Tuesday, April 13, 2010

Ye Ould Wilde Garlick

I went for a walk today in search of some indian paintbrush. This flower is a quite beautiful red color, and I fancied a little to brighten my desk. Unfortunately, they have all gone into hiding and I could find none. As I was walking I came upon several small patches of small, white, star-shaped flowers. They're commonly known as wild garlic, but unless you crush the stems they smell nothing like garlic. They were everywhere, even where the road-construction crew had torn up the side of the road. I wondered at how fast these little flowers sprang up. They provided simple beauty to the landscape, and they smelled heavenly (when the stems aren't crushed). These sturdy flowers weren't there the year before, but over the course of the past twelve months they've taken over the neighborhood. It reminded me of the gospel. When we're first open to it, it doesn't seem very big. It wriggles into our hearts and minds in a very small way. We begin to change the way we live and act, but nothing drastic. As the years go by, however, it continues to multiply and grow inside us.
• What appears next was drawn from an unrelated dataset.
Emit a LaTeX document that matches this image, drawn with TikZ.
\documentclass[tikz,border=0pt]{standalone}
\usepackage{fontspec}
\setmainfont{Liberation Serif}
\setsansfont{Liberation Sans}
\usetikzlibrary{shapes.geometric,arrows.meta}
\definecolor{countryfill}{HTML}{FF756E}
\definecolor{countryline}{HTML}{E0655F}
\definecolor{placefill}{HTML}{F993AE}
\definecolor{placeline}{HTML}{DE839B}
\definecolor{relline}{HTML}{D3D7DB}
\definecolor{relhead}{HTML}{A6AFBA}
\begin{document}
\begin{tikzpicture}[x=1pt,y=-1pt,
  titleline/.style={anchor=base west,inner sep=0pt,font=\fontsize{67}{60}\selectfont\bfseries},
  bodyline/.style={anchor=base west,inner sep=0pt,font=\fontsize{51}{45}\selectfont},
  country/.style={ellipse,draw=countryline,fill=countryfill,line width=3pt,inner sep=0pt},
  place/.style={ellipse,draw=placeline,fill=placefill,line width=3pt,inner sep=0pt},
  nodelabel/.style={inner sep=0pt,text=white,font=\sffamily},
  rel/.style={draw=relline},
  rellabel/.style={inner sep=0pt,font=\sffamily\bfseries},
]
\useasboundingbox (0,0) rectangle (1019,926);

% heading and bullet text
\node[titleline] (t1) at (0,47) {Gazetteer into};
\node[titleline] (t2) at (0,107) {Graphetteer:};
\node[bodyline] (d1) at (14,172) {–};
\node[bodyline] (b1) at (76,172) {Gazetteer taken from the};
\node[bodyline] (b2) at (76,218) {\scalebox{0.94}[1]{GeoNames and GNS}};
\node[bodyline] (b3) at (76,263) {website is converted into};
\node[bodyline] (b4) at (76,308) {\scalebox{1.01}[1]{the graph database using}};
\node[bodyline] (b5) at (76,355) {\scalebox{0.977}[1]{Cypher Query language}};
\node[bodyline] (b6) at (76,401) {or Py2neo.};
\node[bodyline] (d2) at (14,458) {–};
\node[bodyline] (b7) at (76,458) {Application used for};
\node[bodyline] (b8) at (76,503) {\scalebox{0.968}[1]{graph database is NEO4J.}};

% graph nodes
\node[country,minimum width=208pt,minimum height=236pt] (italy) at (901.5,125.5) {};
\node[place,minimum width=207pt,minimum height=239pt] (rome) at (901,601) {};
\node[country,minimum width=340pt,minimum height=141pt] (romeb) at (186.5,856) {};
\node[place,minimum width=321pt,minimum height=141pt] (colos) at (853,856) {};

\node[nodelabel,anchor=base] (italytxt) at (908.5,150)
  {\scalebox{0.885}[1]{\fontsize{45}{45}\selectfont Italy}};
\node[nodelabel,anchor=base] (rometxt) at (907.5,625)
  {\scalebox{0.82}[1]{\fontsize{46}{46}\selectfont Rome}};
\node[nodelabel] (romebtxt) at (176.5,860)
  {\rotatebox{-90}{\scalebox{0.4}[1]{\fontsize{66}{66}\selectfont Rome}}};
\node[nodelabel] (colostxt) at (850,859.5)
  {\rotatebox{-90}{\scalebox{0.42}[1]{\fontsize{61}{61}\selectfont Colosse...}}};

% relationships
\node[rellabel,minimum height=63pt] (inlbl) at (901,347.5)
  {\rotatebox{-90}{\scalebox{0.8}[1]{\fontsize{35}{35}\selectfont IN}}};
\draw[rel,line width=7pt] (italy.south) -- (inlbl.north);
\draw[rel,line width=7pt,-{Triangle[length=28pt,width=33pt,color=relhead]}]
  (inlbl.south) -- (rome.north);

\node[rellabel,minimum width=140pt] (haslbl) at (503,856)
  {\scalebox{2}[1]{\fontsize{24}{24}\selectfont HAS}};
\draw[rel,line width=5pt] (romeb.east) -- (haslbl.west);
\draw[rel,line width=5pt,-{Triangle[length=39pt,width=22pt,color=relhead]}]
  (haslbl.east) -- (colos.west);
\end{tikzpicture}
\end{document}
Our beings are filled with the wonder of it, and before long it has taken over our minds and souls, our lifestyles and tastes.
I am speaking primarily of those who grow up with the gospel. They hear it every day, and it is always there in the backs of their minds growing steadily larger, until one day they see for the first time just how big it is - how much it has really taken over them. I am quite aware that there are those who do not grow up in the church and whose confrontation with the gospel is big and dramatic - Luther, for instance.
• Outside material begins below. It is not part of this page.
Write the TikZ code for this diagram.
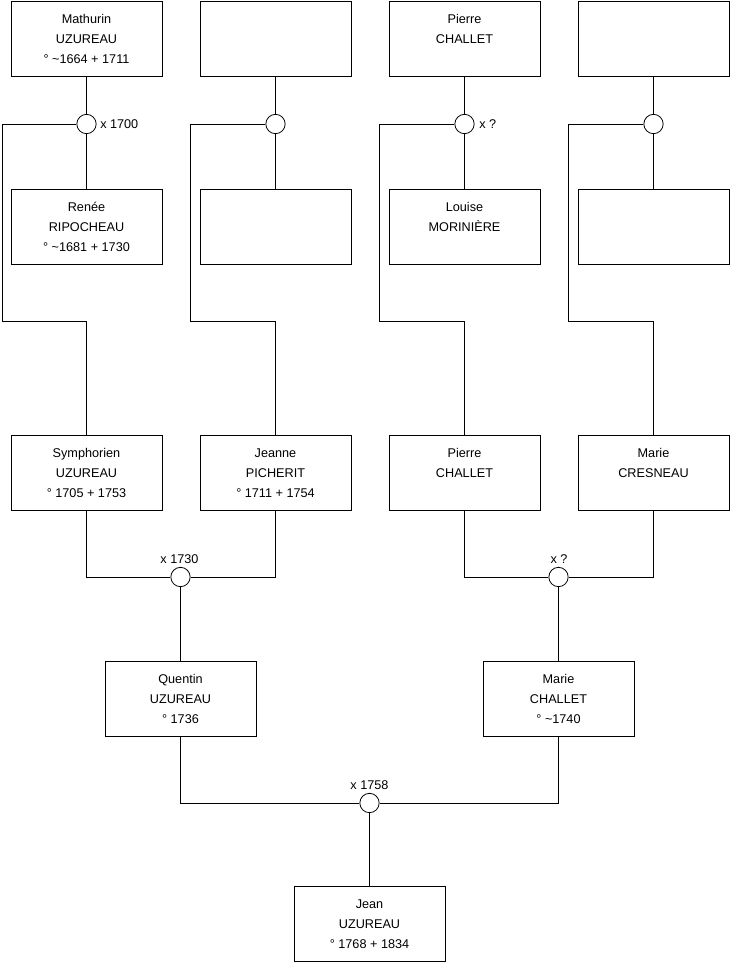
\documentclass[tikz,border=0pt]{standalone}
\usepackage{fontspec}
\setmainfont{Liberation Sans}
\begin{document}
\begin{tikzpicture}[x=0.75pt, y=-0.75pt,
	person/.style={draw, line width=0.6pt, minimum width=113.25pt, minimum height=56.25pt, align=center, inner sep=0pt, font=\fontsize{9.5}{15}\selectfont},
	union/.style={draw, circle, line width=0.6pt, minimum size=14.5pt, inner sep=0pt, fill=white},
	wedding/.style={inner sep=0pt, font=\fontsize{9.5}{12}\selectfont}]
	\useasboundingbox (0, 0) rectangle (740, 975);
	\node[person] (mathurin) at (86.5, 38.5) {Mathurin\\UZUREAU\\° \textasciitilde1664 + 1711};
	\node[person] (father2) at (275.5, 38.5) {};
	\node[person] (pierre1) at (464.5, 38.5) {Pierre\\CHALLET\\~};
	\node[person] (father4) at (653.5, 38.5) {};
	\node[person] (renee) at (86.5, 227) {Renée\\RIPOCHEAU\\° \textasciitilde1681 + 1730};
	\node[person] (mother2) at (275.5, 227) {};
	\node[person] (louise) at (464.5, 227) {Louise\\MORINIÈRE\\~};
	\node[person] (mother4) at (653.5, 227) {};
	\node[person] (symphorien) at (86.5, 473) {Symphorien\\UZUREAU\\° 1705 + 1753};
	\node[person] (jeanne) at (275.5, 473) {Jeanne\\PICHERIT\\° 1711 + 1754};
	\node[person] (pierre2) at (464.5, 473) {Pierre\\CHALLET\\~};
	\node[person] (marie1) at (653.5, 473) {Marie\\CRESNEAU\\~};
	\node[person] (quentin) at (180.5, 699) {Quentin\\UZUREAU\\° 1736};
	\node[person] (marie2) at (558.5, 699) {Marie\\CHALLET\\° \textasciitilde1740};
	\node[person] (jean) at (369.5, 924) {Jean\\UZUREAU\\° 1768 + 1834};
	\coordinate (bend1) at (2, 321);
	\coordinate (bend2) at (190, 321);
	\coordinate (bend3) at (379, 321);
	\coordinate (bend4) at (568, 321);
	\node[union] (u1) at (86.5, 124) {};
	\node[union] (u2) at (275.5, 124) {};
	\node[union] (u3) at (464.5, 124) {};
	\node[union] (u4) at (653.5, 124) {};
	\node[union] (u5) at (180.5, 577) {};
	\node[union] (u6) at (558.5, 577) {};
	\node[union] (u7) at (369.5, 803) {};
	\draw[line width=0.6pt] (mathurin) -- (u1) -- (renee);
	\draw[line width=0.6pt] (father2) -- (u2) -- (mother2);
	\draw[line width=0.6pt] (pierre1) -- (u3) -- (louise);
	\draw[line width=0.6pt] (father4) -- (u4) -- (mother4);
	\draw[line width=0.6pt] (u1.west) -| (bend1) -| (symphorien.north);
	\draw[line width=0.6pt] (u2.west) -| (bend2) -| (jeanne.north);
	\draw[line width=0.6pt] (u3.west) -| (bend3) -| (pierre2.north);
	\draw[line width=0.6pt] (u4.west) -| (bend4) -| (marie1.north);
	\draw[line width=0.6pt] (symphorien.south) |- (u5.west);
	\draw[line width=0.6pt] (jeanne.south) |- (u5.east);
	\draw[line width=0.6pt] (u5) -- (quentin);
	\draw[line width=0.6pt] (pierre2.south) |- (u6.west);
	\draw[line width=0.6pt] (marie1.south) |- (u6.east);
	\draw[line width=0.6pt] (u6) -- (marie2);
	\draw[line width=0.6pt] (quentin.south) |- (u7.west);
	\draw[line width=0.6pt] (marie2.south) |- (u7.east);
	\draw[line width=0.6pt] (u7) -- (jean);
	\node[wedding, anchor=west] (w1) at (100, 124) {x 1700};
	\node[wedding, anchor=west] (w3) at (479, 124) {x ?};
	\node[wedding, anchor=base] (w5) at (179.5, 563) {x 1730};
	\node[wedding, anchor=base] (w6) at (559, 563) {x ?};
	\node[wedding, anchor=base] (w7) at (369.5, 789) {x 1758};
\end{tikzpicture}
\end{document}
My life, however, very much reflects the flower illustration. It has taken me seventeen years to finally look around and see just how much of an impact the gospel really has on my life - how much it has really changed how I think, what I like, what I wear. They are all very tiny things - mere drops of water in a bucket - but I have learned, as Zechariah did, not to despise the day of small things. It is through small things that God does His most glorious work. It is through the fools, the weak, the poor, the inadequate, that His power shines through. For, as Paul says, "when I am weak, then I am strong."